The lines to extract run from the first line of the material below to the line containing "const yMinorTicks = [0.25, 0.75, 1.25, 1.75, 2.25]", both included; leave the pictures behind.

[Begin]

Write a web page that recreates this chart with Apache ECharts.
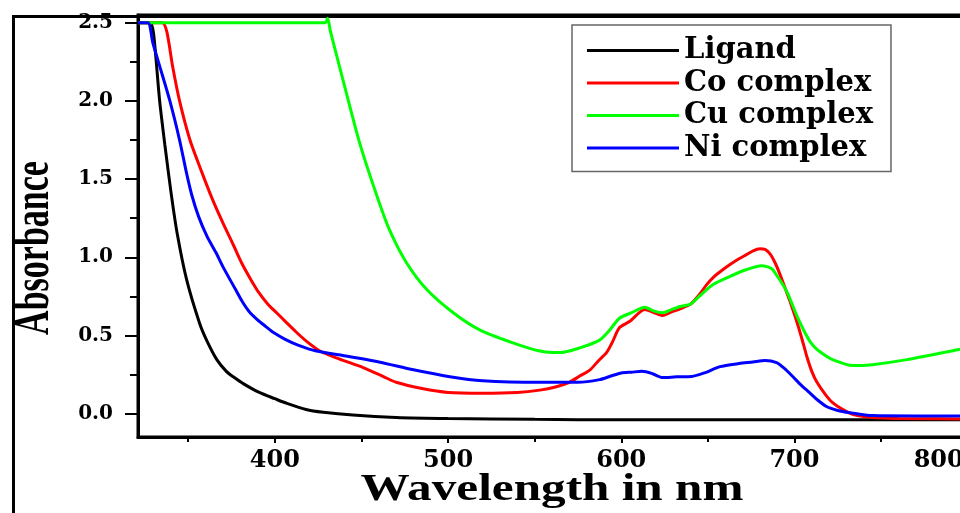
<!DOCTYPE html>
<html>
<head>
<meta charset="utf-8">
<script src="https://cdn.jsdelivr.net/npm/echarts@6/dist/echarts.min.js"></script>
<style>
  html, body { margin: 0; padding: 0; background: #fff; }
  #chart { width: 960px; height: 513px; }
</style>
</head>
<body>
<div id="chart"></div>
<script>
// axis ticks
const xMajorTicks = [400, 500, 600, 700, 800]
const xMinorTicks = [350, 450, 550, 650, 750]
const yMajorTicks = [0, 0.5, 1.0, 1.5, 2.0, 2.5]
const yMinorTicks = [0.25, 0.75, 1.25, 1.75, 2.25]

// Ligand
const ligandWl = [321, 328, 330, 333.5, 336.5, 340, 343.5, 349, 356.5, 361, 366.5, 372, 376, 382, 391, 400, 407, 418, 428, 445, 470, 500, 550, 600, 650, 700, 750, 810]
const ligandAbs = [2.5, 2.5, 2.43, 2.0, 1.72, 1.42, 1.16, 0.86, 0.58, 0.46, 0.345, 0.27, 0.235, 0.19, 0.135, 0.095, 0.065, 0.026, 0.008, -0.01, -0.025, -0.032, -0.037, -0.04, -0.04, -0.04, -0.04, -0.04]

// Co complex
const coWl = [321, 335, 337.7, 341, 345, 351, 358, 364, 370, 376, 381, 386, 391, 396, 401, 406, 412, 418, 426, 437, 451, 463, 470, 485, 500, 520, 540, 553, 562, 570, 576, 582, 587, 591.5, 595, 599, 605, 613.5, 619, 624, 629, 634, 640, 645, 649, 653, 658, 663, 668, 672, 676, 680, 683, 686, 689, 692, 695, 698, 701, 704, 707, 710, 713, 718, 722, 728, 734, 745, 760, 810]
const coAbs = [2.5, 2.5, 2.44, 2.22, 2.0, 1.75, 1.54, 1.37, 1.22, 1.08, 0.96, 0.86, 0.77, 0.70, 0.645, 0.59, 0.525, 0.465, 0.40, 0.35, 0.294, 0.235, 0.2, 0.16, 0.135, 0.13, 0.135, 0.15, 0.17, 0.2, 0.24, 0.28, 0.34, 0.39, 0.46, 0.55, 0.59, 0.665, 0.645, 0.627, 0.65, 0.67, 0.70, 0.76, 0.82, 0.87, 0.915, 0.955, 0.99, 1.015, 1.04, 1.055, 1.05, 1.02, 0.96, 0.88, 0.79, 0.70, 0.60, 0.49, 0.37, 0.27, 0.2, 0.12, 0.07, 0.025, -0.006, -0.026, -0.032, -0.035]

// Cu complex
const cuWl = [321, 429, 430.5, 432, 439, 449, 459, 466, 476, 488, 503, 518, 537, 553, 564.5, 576, 587.5, 593, 599, 606, 613.5, 619, 624, 629, 634, 640, 645, 653, 662.5, 672, 681, 684, 687, 690, 693, 696, 699, 702, 705, 709, 713, 718, 722, 733.5, 745, 765, 795, 810]
const cuAbs = [2.5, 2.5, 2.53, 2.45, 2.15, 1.73, 1.39, 1.18, 0.965, 0.79, 0.645, 0.537, 0.454, 0.40, 0.39, 0.42, 0.47, 0.53, 0.61, 0.645, 0.68, 0.655, 0.645, 0.665, 0.685, 0.70, 0.75, 0.825, 0.876, 0.92, 0.946, 0.94, 0.925, 0.88, 0.83, 0.77, 0.69, 0.61, 0.54, 0.46, 0.41, 0.37, 0.345, 0.307, 0.313, 0.345, 0.41, 0.44]

// Ni complex
const niWl = [321, 326.7, 329.6, 333.6, 339.4, 345, 349, 352, 356, 361, 366, 370, 377, 381, 385, 390, 395, 399, 406, 413, 424, 440, 460, 480, 501, 520, 553, 575, 587.5, 594, 600, 606, 612, 618, 624, 632, 640.6, 648, 657, 668, 676, 683, 689.7, 694, 699, 704, 708.7, 713, 718.5, 725, 731.8, 745, 770, 810]
const niAbs = [2.5, 2.5, 2.37, 2.22, 2.0, 1.75, 1.54, 1.40, 1.26, 1.13, 1.03, 0.94, 0.80, 0.72, 0.655, 0.60, 0.555, 0.52, 0.475, 0.44, 0.40, 0.37, 0.33, 0.28, 0.236, 0.21, 0.2, 0.2, 0.217, 0.24, 0.26, 0.265, 0.27, 0.255, 0.23, 0.235, 0.237, 0.26, 0.3, 0.32, 0.33, 0.34, 0.326, 0.29, 0.237, 0.18, 0.134, 0.09, 0.045, 0.02, 0.006, -0.013, -0.015, -0.015]

const FONT = 'DejaVu Serif'

const pairs = (xs, ys) => xs.map((x, i) => [x, ys[i]])

const makeLine = (name, color, xs, ys) => {
  return {
    type: 'line',
    name: name,
    data: pairs(xs, ys),
    showSymbol: false,
    smooth: 0.25,
    color: color,
    lineStyle: { width: 3, color: color },
    emphasis: { disabled: true },
  }
}

const chart = echarts.init(document.getElementById('chart'))

const option = {
  animation: false,
  backgroundColor: '#fff',
  grid: {
    left: 138,
    top: 15,
    right: -25,
    bottom: 76,
    show: true,
    borderColor: '#000',
    borderWidth: 3,
    outerBoundsMode: 'none',
  },
  legend: {
    orient: 'vertical',
    left: 572,
    top: 25,
    icon: 'rect',
    itemWidth: 92,
    itemHeight: 3,
    itemGap: 3.5,
    padding: [11, 18, 9, 15],
    borderColor: '#666',
    borderWidth: 1.5,
    selectedMode: false,
    textStyle: { fontFamily: FONT, fontWeight: 'bold', fontSize: 29, lineHeight: 28, color: '#000' },
    data: ['Ligand', 'Co complex', 'Cu complex', 'Ni complex'],
  },
  xAxis: [
    {
      type: 'value',
      min: 321,
      max: 810,
      position: 'bottom',
      axisLine: { onZero: false, lineStyle: { color: '#000', width: 3 } },
      axisTick: { customValues: xMajorTicks, length: 6, lineStyle: { color: '#000', width: 2 } },
      axisLabel: {
        customValues: xMajorTicks,
        margin: 12,
        fontFamily: FONT, fontWeight: 'bold', fontSize: 24, color: '#000',
        formatter: (v) => (v === 800 ? '{r|800}' : String(v)),
        rich: {
          r: { fontFamily: FONT, fontWeight: 'bold', fontSize: 24, color: '#000', padding: [0, 58, 0, 0] },
        },
      },
      splitLine: { show: false },
    },
    {
      type: 'value',
      min: 321,
      max: 810,
      position: 'bottom',
      axisLine: { show: false, onZero: false },
      axisTick: { customValues: xMinorTicks, length: 5, lineStyle: { color: '#000', width: 2 } },
      axisLabel: { show: false },
      splitLine: { show: false },
    },
  ],
  yAxis: [
    {
      type: 'value',
      min: -0.15,
      max: 2.55,
      position: 'left',
      axisLine: { onZero: false, lineStyle: { color: '#000', width: 3 } },
      axisTick: { customValues: yMajorTicks, length: 13, lineStyle: { color: '#000', width: 2 } },
      axisLabel: {
        customValues: yMajorTicks,
        margin: 25,
        fontFamily: FONT, fontWeight: 'bold', fontSize: 20, color: '#000',
        formatter: (v) => v.toFixed(1),
      },
      splitLine: { show: false },
    },
    {
      type: 'value',
      min: -0.15,
      max: 2.55,
      position: 'left',
      axisLine: { show: false, onZero: false },
      axisTick: { customValues: yMinorTicks, length: 8, lineStyle: { color: '#000', width: 2 } },
      axisLabel: { show: false },
      splitLine: { show: false },
    },
  ],
  graphic: [
    {
      type: 'rect',
      left: 11,
      top: 14,
      shape: { width: 1100, height: 600 },
      style: { fill: 'none', stroke: '#000', lineWidth: 3 },
      silent: true,
    },
    // axis titles, stretched like the original figure
    {
      type: 'text',
      x: 552,
      y: 490,
      scaleX: 1.33,
      style: {
        text: 'Wavelength in nm',
        font: 'bold 37px "Liberation Serif"',
        fill: '#000',
        textAlign: 'center',
        textVerticalAlign: 'middle',
      },
      silent: true,
    },
    {
      type: 'text',
      x: 35,
      y: 248,
      rotation: Math.PI / 2,
      scaleY: 1.5,
      style: {
        text: 'Absorbance',
        font: 'bold 34px "Liberation Serif"',
        fill: '#000',
        textAlign: 'center',
        textVerticalAlign: 'middle',
      },
      silent: true,
    },
  ],
  series: [
    makeLine('Ligand', '#000000', ligandWl, ligandAbs),
    makeLine('Co complex', '#ff0000', coWl, coAbs),
    makeLine('Cu complex', '#00ff00', cuWl, cuAbs),
    makeLine('Ni complex', '#0000ff', niWl, niAbs),
  ],
}

chart.setOption(option)
</script>
</body>
</html>
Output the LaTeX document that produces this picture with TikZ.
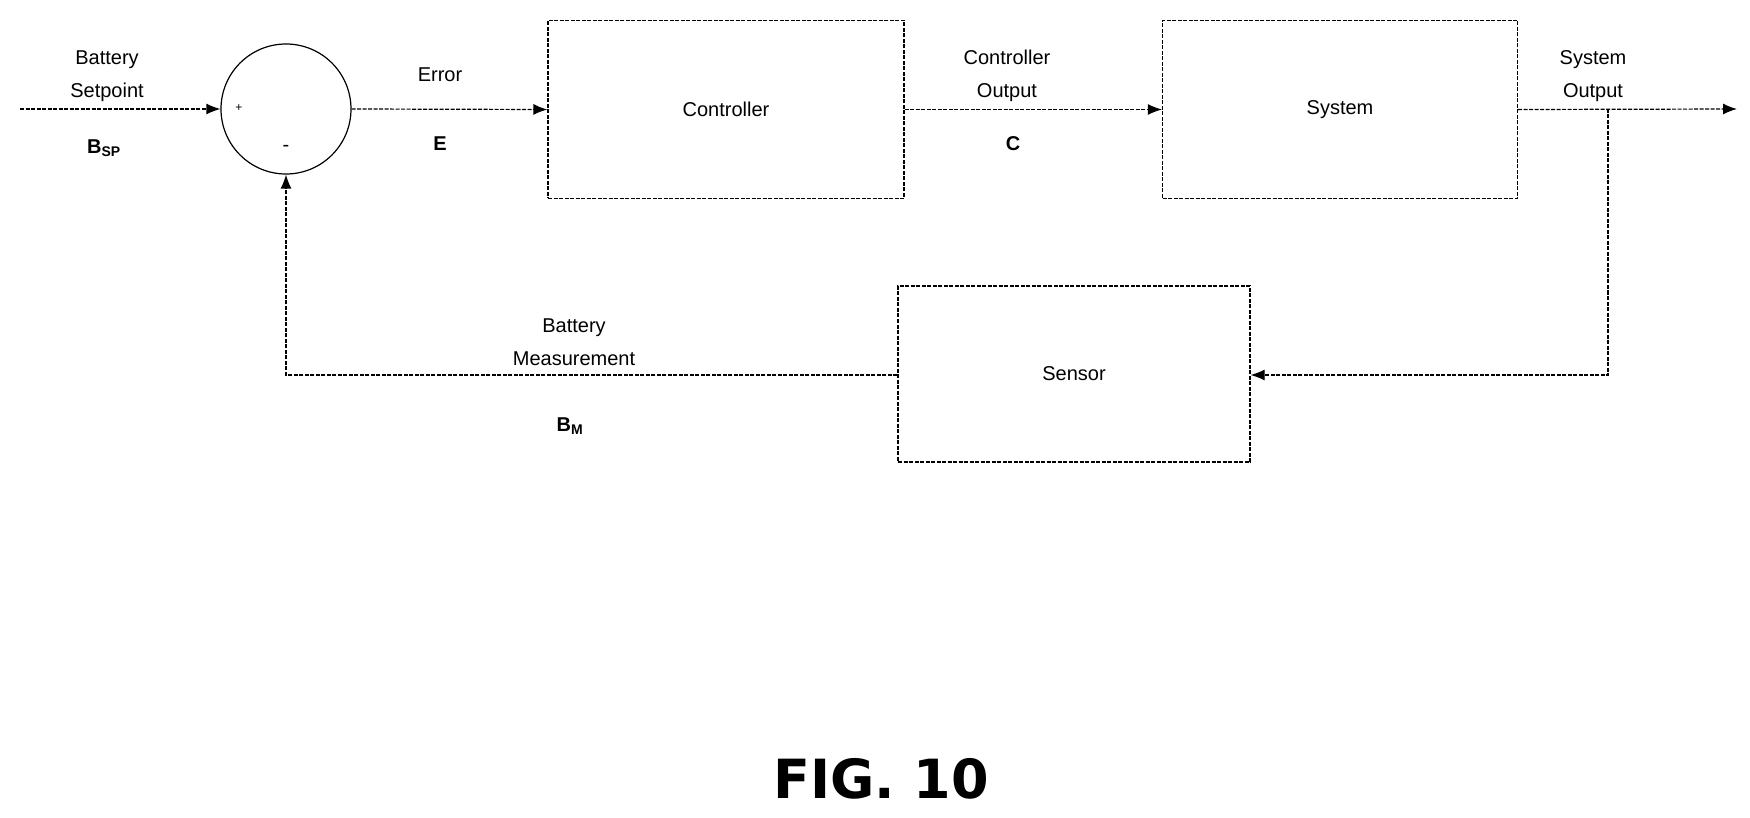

[End]

### Response to this task
Write a web page that recreates this chart with Apache ECharts.
<!DOCTYPE html>
<html>
<head>
<meta charset="utf-8">
<script src="https://cdn.jsdelivr.net/npm/echarts@6/dist/echarts.min.js"></script>
<style>
  html, body { margin: 0; padding: 0; background: #fff; }
  #chart { width: 960px; height: 513px; }
</style>
</head>
<body>
<div id="chart"></div>
<script>
// axis ticks
const xMajorTicks = [400, 500, 600, 700, 800]
const xMinorTicks = [350, 450, 550, 650, 750]
const yMajorTicks = [0, 0.5, 1.0, 1.5, 2.0, 2.5]
const yMinorTicks = [0.25, 0.75, 1.25, 1.75, 2.25]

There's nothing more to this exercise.